[haiku-development] Re: [GSoC proposal] IMAP FS - A few queries

  • From: "Ingo Weinhold" <ingo_weinhold@xxxxxx>
  • To: haiku-development@xxxxxxxxxxxxx
  • Date: Sun, 17 Apr 2011 00:11:22 +0200

On Sat, 16 Apr 2011 23:15:36 +0530 Anshul Singhle <xashck@xxxxxxxxx> wrote:
> >How should you present a message that has the \Delete flag?  Today,
> >my opinion is that you should simply ignore the message - from the
> >filesystem, it would appear to be not there.  No Trash folder.
> >Some email applications - probably many - do it that way.  It's
> >simple and effective.  I personally like to have more explicit
> >control over the flag/expunge process, but I'm not really a typical
> >IMAP user.  If users turn out to be really interested in this point,
> >some suitable feature can be added to IMAPFS later.
> Here is where the local Trash folder comes in.

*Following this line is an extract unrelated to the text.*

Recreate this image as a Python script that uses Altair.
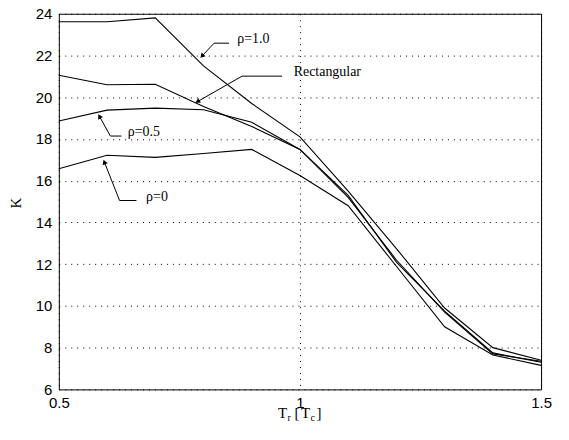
import math
import altair as alt
import pandas as pd

# ---- data ----
x_vals = [0.5, 0.6, 0.7, 0.8, 0.9, 1.0, 1.1, 1.2, 1.3, 1.4, 1.5]
k_rho10 = [23.62, 23.62, 23.80, 21.50, 19.70, 18.10, 15.50, 12.75, 9.90, 8.00, 7.40]
k_rect = [21.05, 20.60, 20.62, 19.55, 18.60, 17.50, 15.20, 12.20, 9.70, 7.70, 7.35]
k_rho05 = [18.86, 19.38, 19.48, 19.40, 18.80, 17.50, 15.30, 12.10, 9.75, 7.75, 7.30]
k_rho0 = [16.57, 17.22, 17.12, 17.30, 17.50, 16.25, 14.80, 11.90, 9.00, 7.65, 7.15]
series_names = ["rho=1.0", "Rectangular", "rho=0.5", "rho=0"]

x_ticks = [0.5, 1.0, 1.5]
y_ticks = [6, 8, 10, 12, 14, 16, 18, 20, 22, 24]

# annotations (arrow tip, elbow, end of horizontal leader, label)
ann_labels = ["ρ=1.0", "Rectangular", "ρ=0.5", "ρ=0"]
tip_x = [0.798, 0.789, 0.585, 0.595]
tip_y = [22.00, 19.81, 19.05, 16.86]
elbow_x = [0.822, 0.880, 0.607, 0.626]
elbow_y = [22.59, 21.01, 18.14, 15.05]
end_x = [0.853, 0.963, 0.630, 0.661]
text_x = [0.870, 0.987, 0.643, 0.681]

W, H = 484, 377
X_DOM = [0.5, 1.5]
Y_DOM = [6, 24]

rows = []
for name, vals in zip(series_names, [k_rho10, k_rect, k_rho05, k_rho0]):
    for xv, kv in zip(x_vals, vals):
        rows.append({"series": name, "x": xv, "k": kv})
df = pd.DataFrame(rows)

lead_rows = []
head_rows = []
text_rows = []
for i, lab in enumerate(ann_labels):
    lead_rows.append({"lab": lab, "o": 0, "x": tip_x[i], "k": tip_y[i]})
    lead_rows.append({"lab": lab, "o": 1, "x": elbow_x[i], "k": elbow_y[i]})
    lead_rows.append({"lab": lab, "o": 2, "x": end_x[i], "k": elbow_y[i]})
    dx = (tip_x[i] - elbow_x[i]) * W / (X_DOM[1] - X_DOM[0])
    dy = -(tip_y[i] - elbow_y[i]) * H / (Y_DOM[1] - Y_DOM[0])
    ang = math.degrees(math.atan2(dx, -dy)) % 360
    head_rows.append({"lab": lab, "x": tip_x[i], "k": tip_y[i], "ang": ang})
    text_rows.append({"lab": lab, "x": text_x[i], "k": elbow_y[i]})
lead_df = pd.DataFrame(lead_rows)
head_df = pd.DataFrame(head_rows)
text_df = pd.DataFrame(text_rows)

xs = alt.Scale(domain=X_DOM, nice=False)
ys = alt.Scale(domain=Y_DOM, nice=False, zero=False)

x_axis = alt.Axis(values=x_ticks, format="~g", title=None, grid=True, ticks=False,
                  domain=False, labelFont="Liberation Sans", labelFontSize=15,
                  labelColor="black", labelPadding=6, gridColor="black",
                  gridDash=[1, 5], gridWidth=1, gridOpacity=1, labelFlush=False)
y_axis = alt.Axis(values=y_ticks, title=None, grid=True, ticks=False, domain=False,
                  labelFont="Liberation Sans", labelFontSize=15, labelColor="black",
                  labelPadding=7, gridColor="black", gridDash=[1, 5], gridWidth=1,
                  gridOpacity=1, labelFlush=False)

lines = alt.Chart(df).mark_line(color="black", strokeWidth=1.1).encode(
    x=alt.X("x:Q", scale=xs, axis=x_axis),
    y=alt.Y("k:Q", scale=ys, axis=y_axis),
    detail="series:N",
)

leaders = alt.Chart(lead_df).mark_line(color="black", strokeWidth=1).encode(
    x=alt.X("x:Q", scale=xs),
    y=alt.Y("k:Q", scale=ys),
    detail="lab:N",
    order="o:Q",
)

heads = alt.Chart(head_df).mark_point(shape="triangle", filled=True, color="black",
                                      size=30, opacity=1).encode(
    x=alt.X("x:Q", scale=xs),
    y=alt.Y("k:Q", scale=ys),
    angle=alt.Angle("ang:Q", scale=None),
)

labels = alt.Chart(text_df).mark_text(font="Liberation Serif", fontSize=14,
                                      align="left", baseline="alphabetic",
                                      color="black").encode(
    x=alt.X("x:Q", scale=xs),
    y=alt.Y("k:Q", scale=ys),
    text="lab:N",
)

# x axis title built from text pieces (subscripts)
title_text = ["T", "r", "[", "T", "c", "]"]
title_px = [220.0, 229.5, 236.5, 243.0, 252.5, 258.5]
title_py = [406.0, 409.0, 406.0, 406.0, 409.0, 406.0]
title_size = [15, 10, 15, 15, 10, 15]
xtitle_layers = []
for t, px, py, s in zip(title_text, title_px, title_py, title_size):
    xtitle_layers.append(
        alt.Chart(pd.DataFrame({"t": [t]})).mark_text(
            font="Liberation Serif", fontSize=s, align="left",
            baseline="alphabetic", color="black").encode(
            x=alt.value(px), y=alt.value(py), text="t:N")
    )

ytitle = alt.Chart(pd.DataFrame({"t": ["K"]})).mark_text(
    font="Liberation Serif", fontSize=15, angle=270, align="center",
    baseline="middle", color="black").encode(
    x=alt.value(-43), y=alt.value(190), text="t:N")

chart = alt.layer(lines, leaders, heads, labels, ytitle, *xtitle_layers).properties(
    width=W, height=H,
    autosize=alt.AutoSizeParams(type="none"),
    padding={"left": 51, "top": 5, "right": 20, "bottom": 45},
    background="white",
).configure_view(stroke="black", strokeWidth=1)

chart.save("out.html", embed_options={"renderer": "svg", "actions": False})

The messages that are
> deleted
> are moved to the Volume's Trash folder. Empty trash means EXPUNGE. User's
> can undelete mails from their Trash folder. Note that this folder is
> per-volume and not haiku's trash folder

Please try to use a consistent nomenclature to avoid misunderstandings in the 
discussion. "Deleting" an entry means removing it permanently 
(unlink()/rmdir()). For file systems with a trash folder trashing an entry 
(moving it to the trash) is an ordinary move operation (rename()). Whether IMAP 
FS has to implement special semantics for a move from/to the trash directory 
probably depends on the settings.

> Based on your comments i feel its best to leave the server out of this.
> i.e.
> simply mark as \Deleted on the server. AFAIK, the server has mechanisms to
> handle deleted mail. Its best to leave this option configurable due to the
> way different clients handle this.

The natural behavior is:
* A "delete" operation removes the mail permanently from the local file system 
and from the server. Regardless of whether it was in the trash or not.
* A "trash" operation makes the mail disappear from the local folder and appear 
in the local trash. It also makes the mail disappear from the respective server 
mailbox and appear in the server's dedicated trash mailbox. If the server does 
not have such a mailbox, trashing cannot be supported and trying to trash 
should prompt the user whether the mail should be deleted permanently instead.
* A "restore from trash" operation makes the mail disappear from the local 
trash and reappear in the folder it originally came from. On the server the 
mail will reappear in the respective mailbox as well and disappear from the 
trash mailbox.

This is the expected perceived behavior. How IMAP FS achieves that partially 
depends on how the server works exactly, which the user might need to specify 
via settings. E.g. my GMX mail account sports a trash mailbox, whose name I 
should need to specify when setting up the IMAP account info in Haiku. The 
server automatically deletes mails moved to that mailbox after a configurable 
delay, i.e. I would expect that after trashing the mail in Haiku, it will 
automatically disappear from trash after the delay has elapsed.

> See
> http://mail.google.com/support/bin/answer.py?answer=78892

From that I can't say I fully understand how google's IMAP implementation 
behaves. It might need some experimentation to get the expected Haiku behavior. 
Particularly the feature that a mail can be in different mailboxes might be 
tricky to map (locally it's just hardlinks, but the trashing part might be 
"interesting" (in the Pratchettesque sense)).